The truth is, I enjoy writing longer more than writing shorter. I've felt myself coming into my most comfortable style just as I've allowed myself to stretch out in length. It's only in the four longest things I've written -- "Far From Streets" and "The Black Vein Runs Deep" from the collection, "An Ideal Retreat" which is coming from Dim Shores, and my recently finished novel -- that I feel the language has an unhurried, natural flow, and the mind of the story unfolds without this imposed need for brevity. I mean, there's something beautiful about a short story that accomplishes a powerful impact in 5,000 words, but I feel happiest and most energized when I can stretch my legs and really run with my full, natural stride.
In addition to finding a publisher for the novel just mentioned, I also intend to write a new, full-length novel later this summer. I see myself devoting more energy in the future to novels and novellas, and maybe just mix in five or six short stories every year, if I continue to receive anthology invites I can't resist.
Any other exciting projects you want to tell us about?
I'd love to say more about the completed novel, but because it's on submission I'll just say that it's something I love, and I hope people get to see it next year. The next major piece of work that will be released is a novella coming from Dim Shores in September or October. It's called "An Ideal Retreat," and I described it to Sam Cowan as "the too-perfect material idealism of Architectural Digest and Dwell magazines, seen through the distorting mirror of a marriage poisoned by madness, alcoholism and drug abuse."
I also have short stories in several upcoming anthologies and magazines, including the next Lovecraft eZine, the second installment of Nightscript edited by CM Muller, Ross Lockhart's Eternal Frankenstein, and three edited by Joe Pulver: the Ramsey Campbell tribute from PS Publishing, Leaves of a Necronomicon from Chaosium and The Madness of Dr. Caligari from Fedogan & Bremer.
Where do you hope to be as a writer and musician five years from now? Any specific goals?
The overall goal is to publish more books. Though I really have loved having my work appear in books and magazines with other people's names on the cover, I consider the ultimate authorial mode of expression to be a book written by one person alone. Five years from now, I hope I'll have three collections and three novels published, something like that.

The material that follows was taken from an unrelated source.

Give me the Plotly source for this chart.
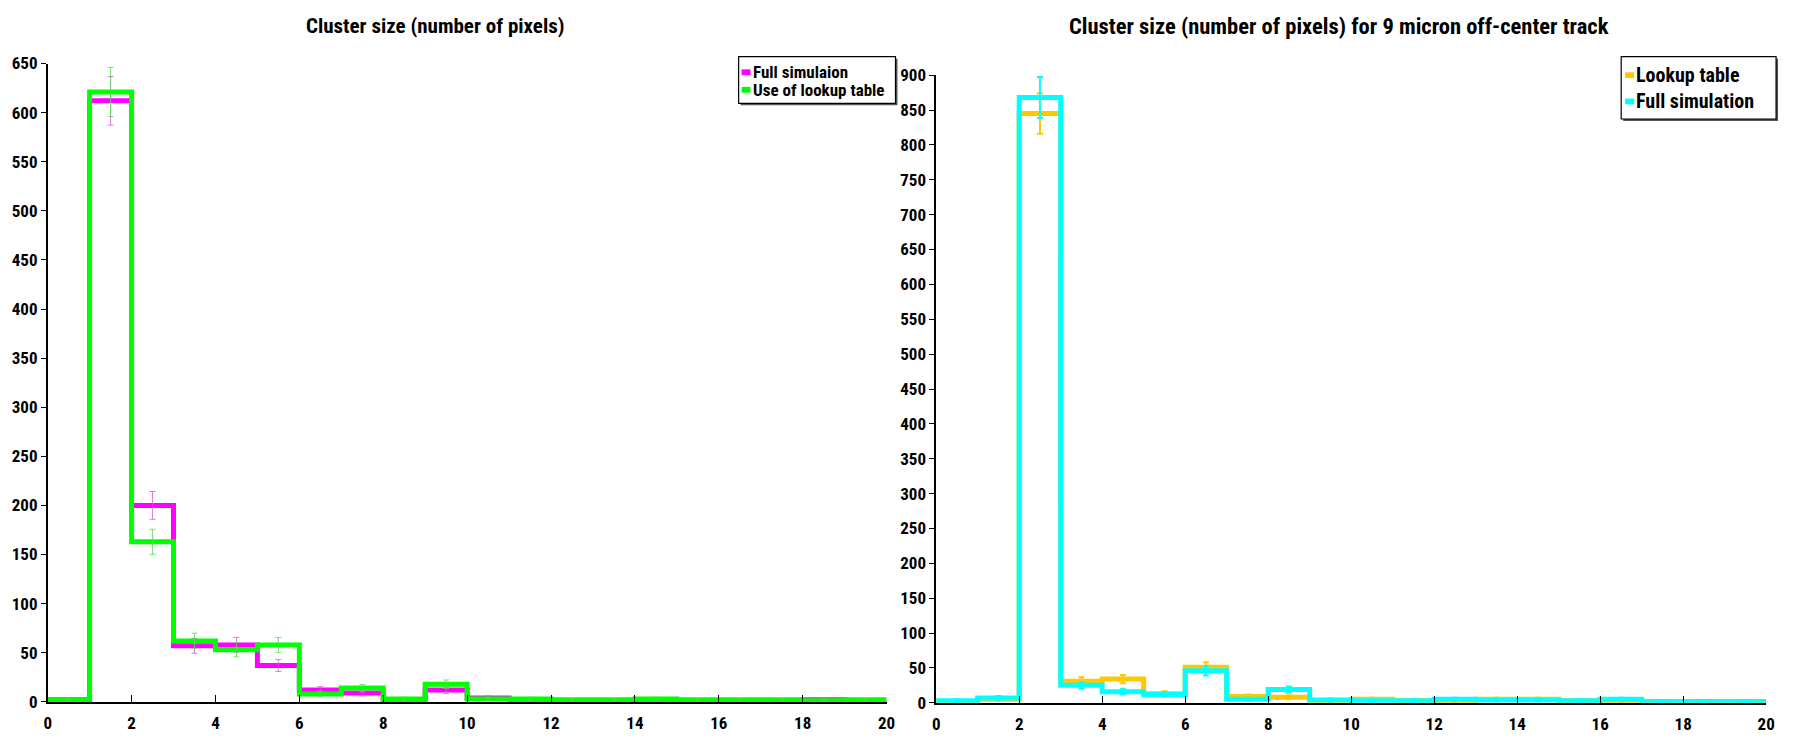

The above, though, is more about publishing than writing. I try to remind myself to make my goals about writing, and not just publishing. My writing goals are less specific and simpler. I'd like to have enough time and space to write a few of the novel and novella ideas that I've been planning. I'd love to live within those worlds for a while, explore each fully and discover aspects that I hadn't anticipated in the planning.
As for my role as a musician, I've neglected that side of myself so much lately, I'd be happy to simply get back in touch with it -- start recording a bit, maybe release a CD here and there. I really love working with sound, building structures that shift the state of mind. Though I'm primarily motivated to work on my writing lately, I still want to work on recording, too.
Is there anything else you’d like to share with us before we wrap this up?
I've already mentioned my collection at length. That's the main thing on my mind this past few months, and I hope more people will have a chance to check it out. Other than that, I'll just say it's a great time for the writing of strange, uncompromising stories. Lots of readers seem to be interested, a surprising number of very talented writers doing somewhat connected work seem to have formed a wonderful and mutually supportive community, and there are several good publishers getting the words published. The scene appears to be in great health, and sometimes I pause to wonder if we'll look back twenty years from now and refer to this as a kind of golden age in the evolution of fiction of the horrific, weird and uncanny.
GNoH: Thank you, Michael, for taking the time to talk to us today.
Thank you very much. I've enjoyed myself, and I appreciate you giving me the time.